1) Four friends, 2 females and 2 males are playing contract bridge. Partners are randomly assigned. What is the probability that two females will be partners for the first game?

I did:
P(2 females) = P(no 2 females)
= P(6C2)
(8C2)
= 15
28

and i got it wrong....dont know what i did wrong.

2. Just list the simple events, there aren't that many of them.

3. Hello, questiongirl!

This is easier/harder than we'd expect . . .

Four friends, 2 females and 2 males are playing contract bridge.
Partners are randomly assigned.
What is the probability that two females will be partners for the first game?

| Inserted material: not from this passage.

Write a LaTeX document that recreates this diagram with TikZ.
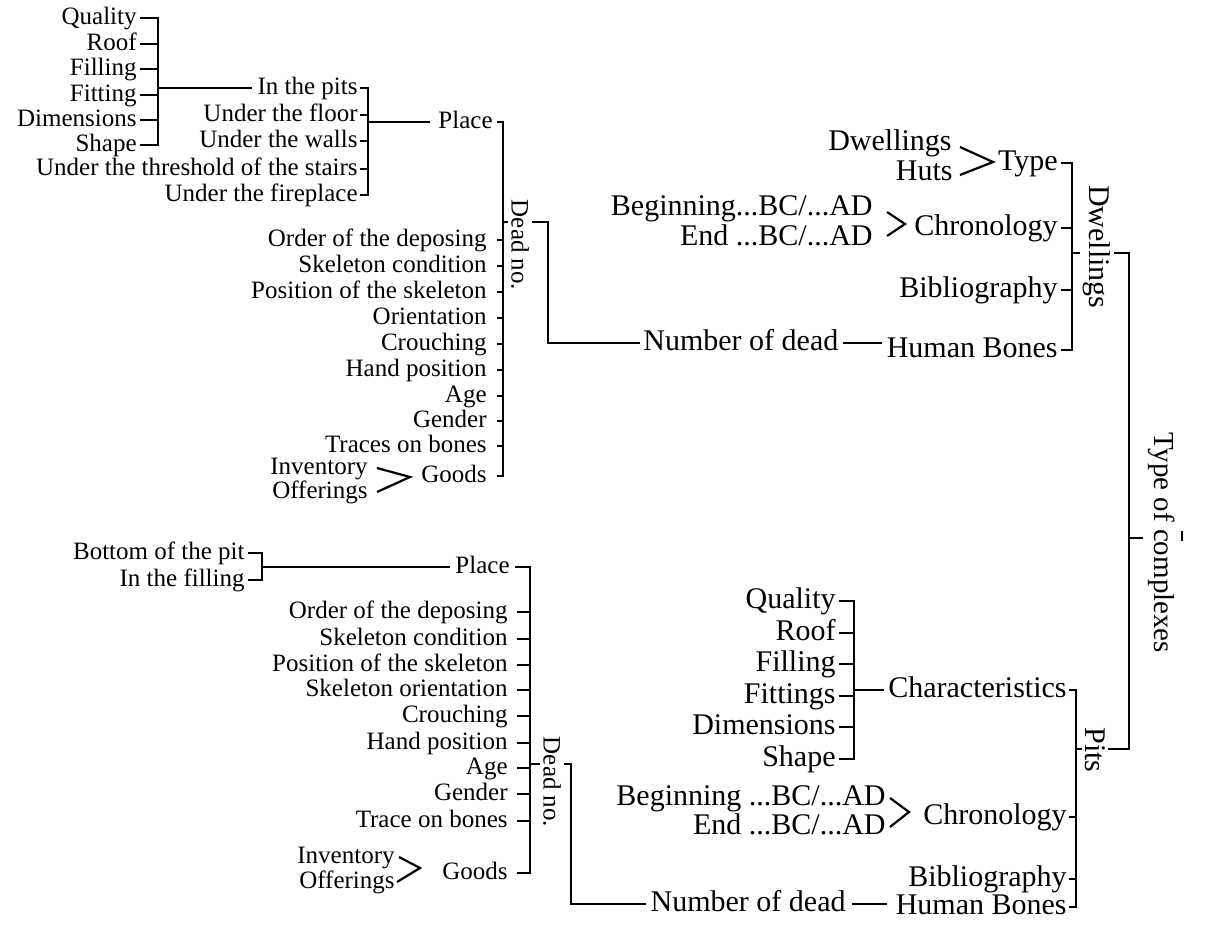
\documentclass[tikz,border=0pt]{standalone}
\usepackage{fontspec}
\setmainfont{Liberation Serif}
\begin{document}
\begin{tikzpicture}[x=0.5pt,y=-0.5pt,
  ln/.style={line width=1.1pt},
  sm/.style={inner sep=0pt, text height=8.75pt, text depth=2.5pt, font=\fontsize{12.5}{14}\selectfont},
  bg/.style={inner sep=0pt, text height=10.5pt, text depth=3pt, font=\fontsize{15}{17}\selectfont},
  vsm/.style={rotate=-90, fill=white, inner sep=1.5pt, font=\fontsize{12.5}{14}\selectfont},
  vbg/.style={rotate=-90, fill=white, inner sep=1.5pt, font=\fontsize{15}{17}\selectfont},
]
\useasboundingbox (0,0) rectangle (1206,926);

% ---------- Dwellings: place of the dead ----------
\node[sm, anchor=east] (aQ)  at (137,18)  {Quality};
\node[sm, anchor=east] (aR)  at (137,44)  {Roof};
\node[sm, anchor=east] (aF)  at (137,69)  {Filling};
\node[sm, anchor=east] (aFt) at (137,95)  {Fitting};
\node[sm, anchor=east] (aD)  at (137,120) {Dimensions};
\node[sm, anchor=east] (aS)  at (137,145) {Shape};
\coordinate (bA) at (158,0);

\node[sm, anchor=east] (bIn) at (358,88)  {In the pits};
\node[sm, anchor=east] (bFl) at (358,115) {Under the floor};
\node[sm, anchor=east] (bWa) at (358,141) {Under the walls};
\node[sm, anchor=east] (bTh) at (358,169) {Under the threshold of the stairs};
\node[sm, anchor=east] (bFi) at (358,195) {Under the fireplace};
\coordinate (bB) at (368,0);

\node[sm, anchor=east] (cPl) at (493,122) {Place};
\coordinate (bC) at (503,0);
\node[sm, anchor=east] (c1)  at (487,240) {Order of the deposing};
\node[sm, anchor=east] (c2)  at (487,266) {Skeleton condition};
\node[sm, anchor=east] (c3)  at (487,292) {Position of the skeleton};
\node[sm, anchor=east] (c4)  at (487,318) {Orientation};
\node[sm, anchor=east] (c5)  at (487,344) {Crouching};
\node[sm, anchor=east] (c6)  at (487,370) {Hand position};
\node[sm, anchor=east] (c7)  at (487,396) {Age};
\node[sm, anchor=east] (c8)  at (487,421) {Gender};
\node[sm, anchor=east] (c9)  at (487,446) {Traces on bones};
\node[sm, anchor=east] (cGo) at (487,476) {Goods};
\node[sm, anchor=east] (cInv) at (368,468) {Inventory};
\node[sm, anchor=east] (cOff) at (368,492) {Offerings};
\coordinate (tipC) at (410,477);

% brackets
\draw[ln] ([xshift=1.5pt]aQ.east) -- (aQ.east -| bA) -- (aS.east -| bA) -- ([xshift=1.5pt]aS.east);
\foreach \n in {aR,aF,aFt,aD} \draw[ln] ([xshift=1.5pt]\n.east) -- (\n.east -| bA);
\draw[ln] (bIn.west -| bA) -- ([xshift=-2.5pt]bIn.west);

\draw[ln] ([xshift=1pt]bIn.east) -- (bIn.east -| bB) -- (bFi.east -| bB) -- ([xshift=1pt]bFi.east);
\foreach \n in {bFl,bWa,bTh} \draw[ln] ([xshift=1pt]\n.east) -- (\n.east -| bB);
\draw[ln] (cPl.west -| bB) -- ([xshift=-4pt]cPl.west);

\draw[ln] ([xshift=2pt]cPl.east) -- (cPl.east -| bC) -- (cGo.east -| bC) -- ([xshift=5pt]cGo.east);
\foreach \n in {c1,c2,c3,c4,c5,c6,c7,c8,c9} \draw[ln] ([xshift=5pt]\n.east) -- (\n.east -| bC);
\draw[ln] ([xshift=4.5pt]cInv.east) -- (tipC) -- ([xshift=4.5pt]cOff.east);

% ---------- Dwellings: main branch ----------
\node[bg, anchor=west] (nd1) at (643,343) {Number of dead};
\coordinate (jC) at (503,222);
\coordinate (kC1) at (548,222);
\coordinate (kC2) at (548,343);
\draw[ln] (jC) -- (kC1) -- (kC2) -- ([xshift=-1.5pt]nd1.west);

\node[bg, anchor=east] (dDw) at (952,143) {Dwellings};
\node[bg, anchor=east] (dHu) at (953,173) {Huts};
\coordinate (tipT) at (993,162);
\node[bg, anchor=east] (dTy) at (1058,163) {Type};
\node[bg, anchor=east] (dBe) at (873,208) {Beginning...BC/...AD};
\node[bg, anchor=east] (dEn) at (873,238) {End ...BC/...AD};
\coordinate (tipD) at (905,224);
\node[bg, anchor=east] (dCh) at (1058,228) {Chronology};
\node[bg, anchor=east] (dBi) at (1058,290) {Bibliography};
\node[bg, anchor=east] (dHb) at (1058,350) {Human Bones};
\coordinate (bD) at (1072,0);

\draw[ln] ([shift={(4pt,-2pt)}]dDw.east) -- (tipT) -- ([shift={(3.5pt,-1pt)}]dHu.east);
\draw[ln] ([shift={(7pt,-2pt)}]dBe.east) -- (tipD) -- ([shift={(7pt,1pt)}]dEn.east);
\draw[ln] ([xshift=1.5pt]dTy.east) -- (dTy.east -| bD) -- (dHb.east -| bD) -- ([xshift=1.5pt]dHb.east);
\foreach \n in {dCh,dBi} \draw[ln] ([xshift=1.5pt]\n.east) -- (\n.east -| bD);
\draw[ln] ([xshift=2pt]nd1.east) -- ([xshift=-2pt]nd1.east -| dHb.west);

% ---------- Pits: place of the dead ----------
\node[sm, anchor=east] (fB) at (245,553) {Bottom of the pit};
\node[sm, anchor=east] (fI) at (245,580) {In the filling};
\coordinate (bF) at (262,0);
\node[sm, anchor=east] (fPl) at (510,567) {Place};
\coordinate (bG) at (530,0);
\node[sm, anchor=east] (g1) at (508,612) {Order of the deposing};
\node[sm, anchor=east] (g2) at (508,639) {Skeleton condition};
\node[sm, anchor=east] (g3) at (508,665) {Position of the skeleton};
\node[sm, anchor=east] (g4) at (508,690) {Skeleton orientation};
\node[sm, anchor=east] (g5) at (508,716) {Crouching};
\node[sm, anchor=east] (g6) at (508,743) {Hand position};
\node[sm, anchor=east] (g7) at (508,768) {Age};
\node[sm, anchor=east] (g8) at (508,794) {Gender};
\node[sm, anchor=east] (g9) at (508,821) {Trace on bones};
\node[sm, anchor=east] (gGo) at (508,873) {Goods};
\node[sm, anchor=east] (gInv) at (395,857) {Inventory};
\node[sm, anchor=east] (gOff) at (395,882) {Offerings};
\coordinate (tipG) at (420,868);

\draw[ln] ([xshift=1.5pt]fB.east) -- (fB.east -| bF) -- (fI.east -| bF) -- ([xshift=1.5pt]fI.east);
\draw[ln] (fPl.west -| bF) -- ([xshift=-2.5pt]fPl.west);
\draw[ln] ([xshift=2.5pt]fPl.east) -- (fPl.east -| bG) -- (gGo.east -| bG) -- ([xshift=4.5pt]gGo.east);
\foreach \n in {g1,g2,g3,g4,g5,g6,g7,g8,g9} \draw[ln] ([xshift=4.5pt]\n.east) -- (\n.east -| bG);
\draw[ln] ([xshift=2pt]gInv.east) -- (tipG) -- ([xshift=1pt]gOff.east);

% ---------- Pits: main branch ----------
\node[bg, anchor=east] (nd2) at (846,904) {Number of dead};
\coordinate (jG) at (530,764);
\coordinate (kG1) at (571,764);
\coordinate (kG2) at (571,904);
\draw[ln] (jG) -- (kG1) -- (kG2) -- ([xshift=-2pt]nd2.west);

\node[bg, anchor=east] (eQ)  at (836,601) {Quality};
\node[bg, anchor=east] (eR)  at (836,633) {Roof};
\node[bg, anchor=east] (eF)  at (836,664) {Filling};
\node[bg, anchor=east] (eFt) at (836,696) {Fittings};
\node[bg, anchor=east] (eD)  at (836,727) {Dimensions};
\node[bg, anchor=east] (eS)  at (836,759) {Shape};
\coordinate (bE) at (854,0);
\node[bg, anchor=east] (eCa) at (1067,690) {Characteristics};
\node[bg, anchor=east] (eBe) at (886,798) {Beginning ...BC/...AD};
\node[bg, anchor=east] (eEn) at (886,827) {End ...BC/...AD};
\coordinate (tipE) at (909,812);
\node[bg, anchor=east] (eCh) at (1067,817) {Chronology};
\node[bg, anchor=east] (eBi) at (1067,879) {Bibliography};
\node[bg, anchor=east] (eHb) at (1067,907) {Human Bones};
\coordinate (bH) at (1076,0);

\draw[ln] ([xshift=1.5pt]eQ.east) -- (eQ.east -| bE) -- (eS.east -| bE) -- ([xshift=1.5pt]eS.east);
\foreach \n in {eR,eF,eFt,eD} \draw[ln] ([xshift=1.5pt]\n.east) -- (\n.east -| bE);
\draw[ln] (eCa.west -| bE) -- ([xshift=-2pt]eCa.west);
\draw[ln] ([xshift=2pt]eBe.east) -- (tipE) -- ([xshift=2pt]eEn.east);
\draw[ln] ([xshift=1pt]eCa.east) -- (eCa.east -| bH) -- (eHb.east -| bH) -- ([xshift=1pt]eHb.east);
\foreach \n in {eCh,eBi} \draw[ln] ([xshift=1pt]\n.east) -- (\n.east -| bH);
\draw[ln] ([xshift=3pt]nd2.east) -- ([xshift=-4pt]nd2.east -| eHb.west);

% ---------- root: type of complexes ----------
\coordinate (jD) at (1072,253);
\coordinate (kT1) at (1129,253);
\coordinate (kT2) at (1129,749);
\coordinate (jE) at (1076,749);
\draw[ln] (jD) -- (kT1) -- (kT2) -- (jE);
\coordinate (jT) at (1129,538);
\coordinate (jT2) at (1143,538);
\draw[ln] (jT) -- (jT2);
\coordinate (mT1) at (1182,531);
\coordinate (mT2) at (1182,541);
\draw[ln] (mT1) -- (mT2);

% vertical labels, drawn over their connectors
\node[vsm] (lDead1) at (520,245) {Dead no.};
\node[vsm] (lDead2) at (552,782) {Dead no.};
\node[vbg] (lDw) at (1097,247) {Dwellings};
\node[vbg] (lPits) at (1095,750) {Pits};
\node[rotate=-90, inner sep=1.5pt, font=\fontsize{14.5}{16}\selectfont] (lType) at (1162,543) {Type of complexes};
\end{tikzpicture}
\end{document}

Suppose the four friends are: . $\{F_1,\:F_2,\:M_1,\:M_2\}$

There are only three assignments for partners:

. . $\{F_1,F_2\:|\:M_1,M_2\}\quad \{F_1,M_1\:|\:F_2,\,M_2\} \quad \{F_1,\,M_2\:|\:F_2\,M_1\}$

Therefore: . $P(F_1,F_2) \;=\;\frac{1}{3}$

~ ~ ~ ~ ~ ~ ~ ~ ~ ~ ~ ~ ~ ~ ~ ~ ~ ~ ~ ~ ~ ~ ~ ~ ~ ~ ~ ~ ~

Choose a female.
. . Either one, it makes no difference.

Now what is the probability that her partner is the other female?

There are 3 choices: . $\text{other F},\;M_1,\;M_2$

Therefore: . $P(F_1F_2) \;=\;\frac{1}{3}$

4. Thanks Soroban...you see i have misinterpret the question. i thought it means that there are 4 friends, 2females, 2males so in total their are 8people.
okay i get it. thank you!